Newsletter for Sunday 16 July 2023

14 Jul

Our Lady of Mount Carmel and the Brown Scapular

Were today not the Fifteenth Sunday in Ordinary Time, we would be celebrating the Feast of Our Lady of Mount Carmel. Particularly associated with this feast is the Brown Scapular which is one of the great ‘sacramentals’ of the Church and it is sometimes called ‘Our Lady’s uniform’. The Brown Scapular consists of two pieces of brown wool tied together with a cord which is worn over the shoulders. Our Lady gave the Brown Scapular to St Simon Stock in 1251, who was a Carmelite Friar at Aylesford in Kent. St Simon Stock was the Superior of the Carmelites in England at the time. He complained to Our Lady that his order was being persecuted and falling apart and so he begged for her protection. She appeared to him on 16th July 1251 and presented him with the Brown Scapular saying, “Son, receive this Scapular as a sign of the privilege which I have obtained for you and the children of Mount Carmel. Whosoever shall die clothed with this Scapular shall not suffer eternal fire.” The Church extended this privilege to the laity who are enrolled in and wear the Brown Scapular, so you don’t need to be a Carmelite to wear it.

At the final apparition of Our Lady of Fatima on 13th October 1917, the occasion of the famous Miracle of the Sun, she appeared to the three seers Jacinta, Francesco and Lucia as Our Lady of Mount Carmel and held out the Brown Scapular to them. Lucia some years later when asked why, she replied that Our Lady wants everyone to wear it. Once a person is enrolled, it ought to be worn all the time in order to obtain the spiritual benefits. It reminds us to ask our Heavenly Mother’s help to keep us out of sin throughout the day, and by wearing it we tell her we love her and trust her.

Our Lady also promised St Simon Stock that those who fulfil certain conditions and wear the Scapular, she will free from Purgatory shortly after their death and particularly on Saturdays which is Our Lady’s day.

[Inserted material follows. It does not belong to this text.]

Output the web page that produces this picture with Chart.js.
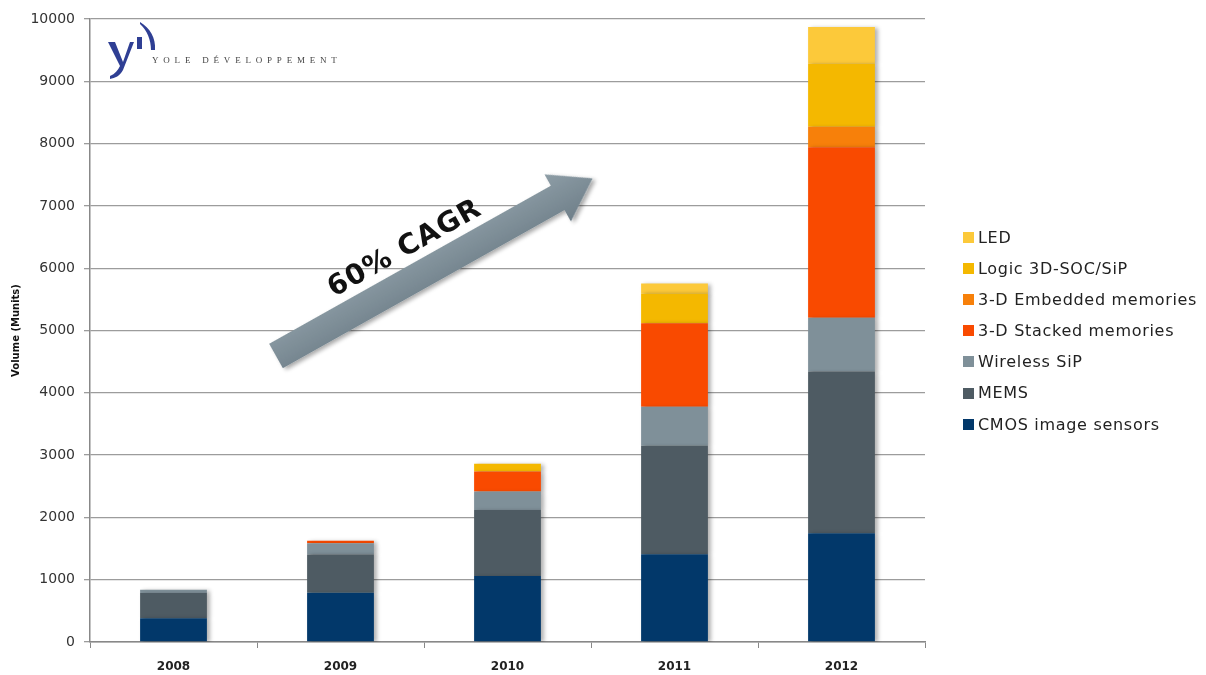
<!DOCTYPE html>
<html lang="en">
  <head>
    <meta charset="UTF-8" />
    <title>3D IC / TSV volume</title>
    <script src="https://cdn.jsdelivr.net/npm/chart.js@4.4.0/dist/chart.umd.min.js"></script>
    <style>
      html, body { margin: 0; padding: 0; background: #fff; }
      #wrap { position: relative; width: 1206px; height: 675px; }
      #chart { position: absolute; left: 0; top: 0; }
      #overlay { position: absolute; left: 0; top: 0; pointer-events: none; }
      #legend {
        position: absolute; left: 963px; top: 222px;
        font-family: "DejaVu Sans", sans-serif; font-size: 16px; letter-spacing: 0.7px;
        color: #222; line-height: 31.1px;
      }
      #legend .item { display: flex; align-items: center; white-space: nowrap; }
      #legend .box { width: 11px; height: 11px; margin-right: 4px; flex: none; }
    </style>
  </head>
  <body>
    <div id="wrap">
      <canvas id="chart" width="1206" height="675"></canvas>
      <svg id="overlay" width="1206" height="675">
        <defs>
          <linearGradient id="arrowFill" x1="0" y1="0" x2="0" y2="1">
            <stop offset="0" stop-color="#8d9da6" />
            <stop offset="1" stop-color="#6f7f89" />
          </linearGradient>
          <filter id="drop" x="-10%" y="-30%" width="120%" height="160%">
            <feGaussianBlur in="SourceAlpha" stdDeviation="2" />
            <feOffset dx="2" dy="3" result="b" />
            <feComponentTransfer><feFuncA type="linear" slope="0.35" /></feComponentTransfer>
            <feMerge><feMergeNode /><feMergeNode in="SourceGraphic" /></feMerge>
          </filter>
        </defs>
        <!-- logo -->
        <g fill="#2f3f94">
          <path d="M140 22 C150 28 156 38 155 50 L151 50 C151 40 147 30 140 24 Z" />
          <rect x="137" y="37" width="5" height="12" />
          <path d="M108 42 L115 42 L123 62 L130 42 L134 42 L123 70 C120 76 115 78 110 79 L110 76 C115 74 118 70 120 66 Z" />
        </g>
        <text x="152" y="63" font-family="Liberation Serif, serif" font-size="9" letter-spacing="4.8" fill="#444">YOLE DÉVELOPPEMENT</text>
        <!-- growth arrow -->
        <g transform="translate(276,356) rotate(-29.3)">
          <polygon points="0,-14 323,-14 323,-27 363,0 323,27 323,14 0,14" fill="url(#arrowFill)" filter="url(#drop)" />
          <text x="79" y="-23" font-family="DejaVu Sans" font-weight="bold" font-size="28" letter-spacing="1" fill="#111">60% CAGR</text>
        </g>
      </svg>
      <div id="legend"></div>
    </div>
    <script>
      const years = ["2008", "2009", "2010", "2011", "2012"];
      const yTicks = [0, 1000, 2000, 3000, 4000, 5000, 6000, 7000, 8000, 9000, 10000];

      // Munits per segment, bottom to top
      const cmosImageSensors = [380, 790, 1060, 1410, 1745];
      const mems = [405, 615, 1060, 1740, 2595];
      const wirelessSip = [55, 180, 295, 625, 865];
      const stackedMemories = [0, 40, 320, 1340, 2735];
      const embeddedMemories = [0, 0, 0, 0, 330];
      const logicSocSip = [0, 0, 125, 480, 1010];
      const led = [0, 0, 0, 160, 590];

      const seriesNames = [
        "CMOS image sensors",
        "MEMS",
        "Wireless SiP",
        "3-D Stacked memories",
        "3-D Embedded memories",
        "Logic 3D-SOC/SiP",
        "LED"
      ];
      const seriesValues = [cmosImageSensors, mems, wirelessSip, stackedMemories, embeddedMemories, logicSocSip, led];
      const seriesColors = ["#02386a", "#4e5b63", "#7f9099", "#f94a00", "#f7800a", "#f4b800", "#fcc93a"];

      const datasets = seriesNames.map((name, i) => ({
        label: name,
        data: seriesValues[i],
        backgroundColor: seriesColors[i],
        borderWidth: 0,
        barPercentage: 1,
        categoryPercentage: 0.4
      }));

      // legend, top series first
      const legendEl = document.getElementById("legend");
      for (let i = seriesNames.length - 1; i >= 0; i--) {
        const row = document.createElement("div");
        row.className = "item";
        row.innerHTML = `<span class="box" style="background:${seriesColors[i]}"></span>${seriesNames[i]}`;
        legendEl.appendChild(row);
      }

      // soft shadow on the right of the bars
      const barShadow = {
        id: "barShadow",
        beforeDatasetsDraw(chart) {
          const ctx = chart.ctx;
          ctx.save();
          ctx.shadowColor = "rgba(0,0,0,0.3)";
          ctx.shadowBlur = 4;
          ctx.shadowOffsetX = 3;
          ctx.shadowOffsetY = 1;
        },
        afterDatasetsDraw(chart) {
          chart.ctx.restore();
        }
      };

      const sans = "DejaVu Sans";

      new Chart(document.getElementById("chart"), {
        type: "bar",
        data: { labels: years, datasets: datasets },
        options: {
          responsive: false,
          animation: false,
          layout: { padding: { left: 6, top: 19, right: 281, bottom: 0 } },
          plugins: {
            legend: { display: false },
            tooltip: { enabled: false }
          },
          scales: {
            x: {
              stacked: true,
              afterFit(scale) { scale.height = 33; },
              grid: { drawOnChartArea: false, drawTicks: true, tickLength: 6, color: "#888", offset: true },
              border: { color: "#888", width: 1.5 },
              ticks: { font: { family: sans, size: 12, weight: "bold", lineHeight: 1 }, color: "#222", padding: 13 }
            },
            y: {
              stacked: true,
              min: 0,
              max: 10000,
              afterBuildTicks(scale) {
                scale.ticks = yTicks.map(v => ({ value: v }));
              },
              afterFit(scale) { scale.width = 84; },
              grid: { color: "#9c9c9c", lineWidth: 1.3, tickLength: 6 },
              border: { color: "#888", width: 1.5 },
              ticks: {
                font: { family: sans, size: 14 },
                color: "#333",
                padding: 9,
                callback: v => String(v)
              },
              title: {
                display: true,
                text: "Volume (Munits)",
                font: { family: sans, size: 10, weight: "bold" },
                color: "#111",
                padding: { top: 4, bottom: 0 }
              }
            }
          }
        },
        plugins: [barShadow]
      });
    </script>
  </body>
</html>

This is known as the ‘Sabbatine Privilege’. The conditions are:

  • to wear the Brown Scapular faithfully,
  • to observe chastity according to one’s state in life,
  • to recite five decades of the Rosary every day.

 

This is not asking much when one considers the privileges. There are many wonderful stories of miracles of salvation brought about by the Scapular. On the same day Our Lady gave St Simon the Scapular, he was called to the bedside of a dying and unrepentant man. He placed his own large Scapular over the dying man and immediately the man repented and died as a friend of God. Later that day the man appeared to his family and told them he had been saved by “the most powerful Queen and by the Brown Scapular of that man as a shield of protection.”

Pope St John Paul II (1920-2005), often spoke of how he had worn the Scapular all his life. When he was shot in St Peter’s Square by a Turkish assassin on 13th May 1981, as he was being taken into the operating theatre, he asked them not to remove his Scapular.

Although miracles are attributed to it, it is not a lucky charm. We have to wear it with devotion and strive to lead a good Christian life. We should not presume to be saved just because we wear it. As the priest enrols you he says, “Receive this blessed Scapular and ask the Most Holy Virgin that, by her merits, it may be worn with no stain of sin and may protect you from all harm and bring you into everlasting life.”

If you are not already enrolled and would like to be please let me know. I have a good supply of them. It would not be sinful if you were to stop wearing it after enrolment, but you would lose the spiritual benefits attached.